— Supplied information —

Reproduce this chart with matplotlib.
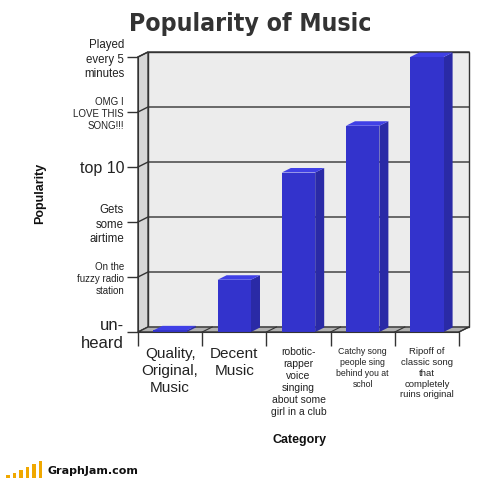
import matplotlib
matplotlib.use("Agg")
import matplotlib.pyplot as plt
from matplotlib import font_manager as fm
from matplotlib.patches import Polygon, Rectangle

categories = ["Quality,\nOriginal,\nMusic", "Decent\nMusic",
              "robotic-\nrapper\nvoice\nsinging\nabout some\ngirl in a club",
              "Catchy song\npeople sing\nbehind you at\nschol",
              "Ripoff of\nclassic song\nthat\ncompletely\nruins original"]
cat_sizes = [11, 11, 7.5, 6.3, 6.8]
values = [0.03, 0.95, 2.9, 3.75, 5.0]
ytick_labels = ["un-\nheard", "On the\nfuzzy radio\nstation", "Gets\nsome\nairtime",
                "top 10", "OMG I\nLOVE THIS\nSONG!!!", "Played\nevery 5\nminutes"]
ytick_sizes = [12, 7, 8.3, 11.5, 7, 8.3]
logo_heights = [3, 5, 8, 11, 14, 17]

plt.rcParams['font.family'] = ['Liberation Sans', 'DejaVu Sans']

# pick a condensed bold face for the title if one is installed
cond = [f for f in fm.fontManager.ttflist
        if ('Condensed' in f.name or 'Narrow' in f.name or
            f.stretch in ('condensed', 'semi-condensed', 'extra-condensed', 300))
        and f.weight in ('bold', 700, 'heavy', 800, 'black', 900)]
if cond:
    title_fp = fm.FontProperties(fname=cond[0].fname, size=17.8)
else:
    title_fp = fm.FontProperties(family=["Liberation Sans", "DejaVu Sans"], weight="bold", size=19)

fig = plt.figure(figsize=(5.04, 4.79), dpi=100)
W, H = 504, 479
x0p, x1p, y0p, y1p = 138, 459, 332, 57
ax = fig.add_axes([x0p / W, (H - y0p) / H, (x1p - x0p) / W, (y0p - y1p) / H])
n = len(categories)
ymax = 5
ax.set_xlim(0, n)
ax.set_ylim(0, ymax)

# depth offsets in data units
dx = 10 / ((x1p - x0p) / n)
dy = 5 / ((y0p - y1p) / ymax)
edge = "#333333"

# back wall
ax.add_patch(Polygon([(dx, dy), (n + dx, dy), (n + dx, ymax + dy), (dx, ymax + dy)],
                     closed=True, facecolor="#ececec", edgecolor=edge, lw=1.0, clip_on=False, zorder=1))
# left wall
ax.add_patch(Polygon([(0, 0), (dx, dy), (dx, ymax + dy), (0, ymax)],
                     closed=True, facecolor="#d6d6d6", edgecolor=edge, lw=1.0, clip_on=False, zorder=1))
# floor
ax.add_patch(Polygon([(0, 0), (n, 0), (n + dx, dy), (dx, dy)],
                     closed=True, facecolor="#b0b0b0", edgecolor=edge, lw=1.0, clip_on=False, zorder=1))
# grid lines
for k in range(1, ymax + 1):
    ax.plot([0, dx, n + dx], [k, k + dy, k + dy], color=edge, lw=1.0, clip_on=False, zorder=2)
for i in range(1, n + 1):
    ax.plot([i, i + dx], [0, dy], color=edge, lw=0.8, clip_on=False, zorder=2)

# bars
bw = 0.52
bdx = 9 / ((x1p - x0p) / n)
bdy = 4.5 / ((y0p - y1p) / ymax)
for i, v in enumerate(values):
    xl = i + 0.5 - bw / 2
    xr = i + 0.5 + bw / 2
    front = "#3333cc"
    side = "#2a2aa6"
    top = "#4040e6"
    ax.add_patch(Polygon([(xr, 0), (xr + bdx, bdy), (xr + bdx, v + bdy), (xr, v)],
                         closed=True, facecolor=side, edgecolor="none", clip_on=False, zorder=3))
    ax.add_patch(Polygon([(xl, v), (xr, v), (xr + bdx, v + bdy), (xl + bdx, v + bdy)],
                         closed=True, facecolor=top, edgecolor="none", clip_on=False, zorder=3))
    ax.add_patch(Rectangle((xl, 0), bw, v, facecolor=front, edgecolor="none", clip_on=False, zorder=4))

for s in ["top", "right"]:
    ax.spines[s].set_visible(False)
for s in ["left", "bottom"]:
    ax.spines[s].set_color(edge)
    ax.spines[s].set_zorder(5)

ax.set_yticks(range(ymax + 1))
ax.set_yticklabels(ytick_labels)
for t, s in zip(ax.get_yticklabels(), ytick_sizes):
    t.set_fontsize(s)
    t.set_color("#222222")
    t.set_linespacing(1.25)
ax.tick_params(axis="y", length=8, width=1, color=edge, pad=2)

ax.set_xticks(range(n + 1))
ax.set_xticklabels([])
ax.tick_params(axis="x", which="major", length=10, width=1, color=edge)
ax.set_xticks([i + 0.5 for i in range(n)], minor=True)
ax.set_xticklabels(categories, minor=True)
ax.tick_params(axis="x", which="minor", length=0, pad=11)
for t, s in zip(ax.get_xticklabels(minor=True), cat_sizes):
    t.set_fontsize(s)
    t.set_color("#222222")
    t.set_linespacing(1.25)
    t.set_verticalalignment("top")

fig.text(250 / W, 1 - 31 / H, "Popularity of Music", ha="center", va="baseline",
         fontproperties=title_fp, color="#333333")
fig.text(40 / W, 1 - 193 / H, "Popularity", rotation=90, ha="center", va="center",
         fontsize=9, fontweight="bold", color="#111111")
fig.text(300 / W, 1 - 440 / H, "Category", ha="center", va="center",
         fontsize=9, fontweight="bold", color="#111111")

# logo
for j, h in enumerate(logo_heights):
    fig.add_artist(Rectangle(((6 + j * 6.5) / W, (H - 478) / H), 3.5 / W, h / H,
                             facecolor="#f0a800", edgecolor="none", transform=fig.transFigure))
fig.text(48 / W, 1 - 471 / H, "GraphJam.com", ha="left", va="center",
         fontsize=8, fontweight="bold", color="#111111", family=["DejaVu Sans"])

fig.savefig("out.png", dpi=100)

— Do this —
Ignore the images and quote every line of the listing exactly.

— The reply —
Reproduce this chart with matplotlib.
import matplotlib
matplotlib.use("Agg")
import matplotlib.pyplot as plt
from matplotlib import font_manager as fm
from matplotlib.patches import Polygon, Rectangle

categories = ["Quality,\nOriginal,\nMusic", "Decent\nMusic",
              "robotic-\nrapper\nvoice\nsinging\nabout some\ngirl in a club",
              "Catchy song\npeople sing\nbehind you at\nschol",
              "Ripoff of\nclassic song\nthat\ncompletely\nruins original"]
cat_sizes = [11, 11, 7.5, 6.3, 6.8]
values = [0.03, 0.95, 2.9, 3.75, 5.0]
ytick_labels = ["un-\nheard", "On the\nfuzzy radio\nstation", "Gets\nsome\nairtime",
                "top 10", "OMG I\nLOVE THIS\nSONG!!!", "Played\nevery 5\nminutes"]
ytick_sizes = [12, 7, 8.3, 11.5, 7, 8.3]
logo_heights = [3, 5, 8, 11, 14, 17]

plt.rcParams['font.family'] = ['Liberation Sans', 'DejaVu Sans']

# pick a condensed bold face for the title if one is installed
cond = [f for f in fm.fontManager.ttflist
        if ('Condensed' in f.name or 'Narrow' in f.name or
            f.stretch in ('condensed', 'semi-condensed', 'extra-condensed', 300))
        and f.weight in ('bold', 700, 'heavy', 800, 'black', 900)]
if cond:
    title_fp = fm.FontProperties(fname=cond[0].fname, size=17.8)
else:
    title_fp = fm.FontProperties(family=["Liberation Sans", "DejaVu Sans"], weight="bold", size=19)

fig = plt.figure(figsize=(5.04, 4.79), dpi=100)
W, H = 504, 479
x0p, x1p, y0p, y1p = 138, 459, 332, 57
ax = fig.add_axes([x0p / W, (H - y0p) / H, (x1p - x0p) / W, (y0p - y1p) / H])
n = len(categories)
ymax = 5
ax.set_xlim(0, n)
ax.set_ylim(0, ymax)

# depth offsets in data units
dx = 10 / ((x1p - x0p) / n)
dy = 5 / ((y0p - y1p) / ymax)
edge = "#333333"

# back wall
ax.add_patch(Polygon([(dx, dy), (n + dx, dy), (n + dx, ymax + dy), (dx, ymax + dy)],
                     closed=True, facecolor="#ececec", edgecolor=edge, lw=1.0, clip_on=False, zorder=1))
# left wall
ax.add_patch(Polygon([(0, 0), (dx, dy), (dx, ymax + dy), (0, ymax)],
                     closed=True, facecolor="#d6d6d6", edgecolor=edge, lw=1.0, clip_on=False, zorder=1))
# floor
ax.add_patch(Polygon([(0, 0), (n, 0), (n + dx, dy), (dx, dy)],
                     closed=True, facecolor="#b0b0b0", edgecolor=edge, lw=1.0, clip_on=False, zorder=1))
# grid lines
for k in range(1, ymax + 1):
    ax.plot([0, dx, n + dx], [k, k + dy, k + dy], color=edge, lw=1.0, clip_on=False, zorder=2)
for i in range(1, n + 1):
    ax.plot([i, i + dx], [0, dy], color=edge, lw=0.8, clip_on=False, zorder=2)

# bars
bw = 0.52
bdx = 9 / ((x1p - x0p) / n)
bdy = 4.5 / ((y0p - y1p) / ymax)
for i, v in enumerate(values):
    xl = i + 0.5 - bw / 2
    xr = i + 0.5 + bw / 2
    front = "#3333cc"
    side = "#2a2aa6"
    top = "#4040e6"
    ax.add_patch(Polygon([(xr, 0), (xr + bdx, bdy), (xr + bdx, v + bdy), (xr, v)],
                         closed=True, facecolor=side, edgecolor="none", clip_on=False, zorder=3))
    ax.add_patch(Polygon([(xl, v), (xr, v), (xr + bdx, v + bdy), (xl + bdx, v + bdy)],
                         closed=True, facecolor=top, edgecolor="none", clip_on=False, zorder=3))
    ax.add_patch(Rectangle((xl, 0), bw, v, facecolor=front, edgecolor="none", clip_on=False, zorder=4))

for s in ["top", "right"]:
    ax.spines[s].set_visible(False)
for s in ["left", "bottom"]:
    ax.spines[s].set_color(edge)
    ax.spines[s].set_zorder(5)

ax.set_yticks(range(ymax + 1))
ax.set_yticklabels(ytick_labels)
for t, s in zip(ax.get_yticklabels(), ytick_sizes):
    t.set_fontsize(s)
    t.set_color("#222222")
    t.set_linespacing(1.25)
ax.tick_params(axis="y", length=8, width=1, color=edge, pad=2)

ax.set_xticks(range(n + 1))
ax.set_xticklabels([])
ax.tick_params(axis="x", which="major", length=10, width=1, color=edge)
ax.set_xticks([i + 0.5 for i in range(n)], minor=True)
ax.set_xticklabels(categories, minor=True)
ax.tick_params(axis="x", which="minor", length=0, pad=11)
for t, s in zip(ax.get_xticklabels(minor=True), cat_sizes):
    t.set_fontsize(s)
    t.set_color("#222222")
    t.set_linespacing(1.25)
    t.set_verticalalignment("top")

fig.text(250 / W, 1 - 31 / H, "Popularity of Music", ha="center", va="baseline",
         fontproperties=title_fp, color="#333333")
fig.text(40 / W, 1 - 193 / H, "Popularity", rotation=90, ha="center", va="center",
         fontsize=9, fontweight="bold", color="#111111")
fig.text(300 / W, 1 - 440 / H, "Category", ha="center", va="center",
         fontsize=9, fontweight="bold", color="#111111")

# logo
for j, h in enumerate(logo_heights):
    fig.add_artist(Rectangle(((6 + j * 6.5) / W, (H - 478) / H), 3.5 / W, h / H,
                             facecolor="#f0a800", edgecolor="none", transform=fig.transFigure))
fig.text(48 / W, 1 - 471 / H, "GraphJam.com", ha="left", va="center",
         fontsize=8, fontweight="bold", color="#111111", family=["DejaVu Sans"])

fig.savefig("out.png", dpi=100)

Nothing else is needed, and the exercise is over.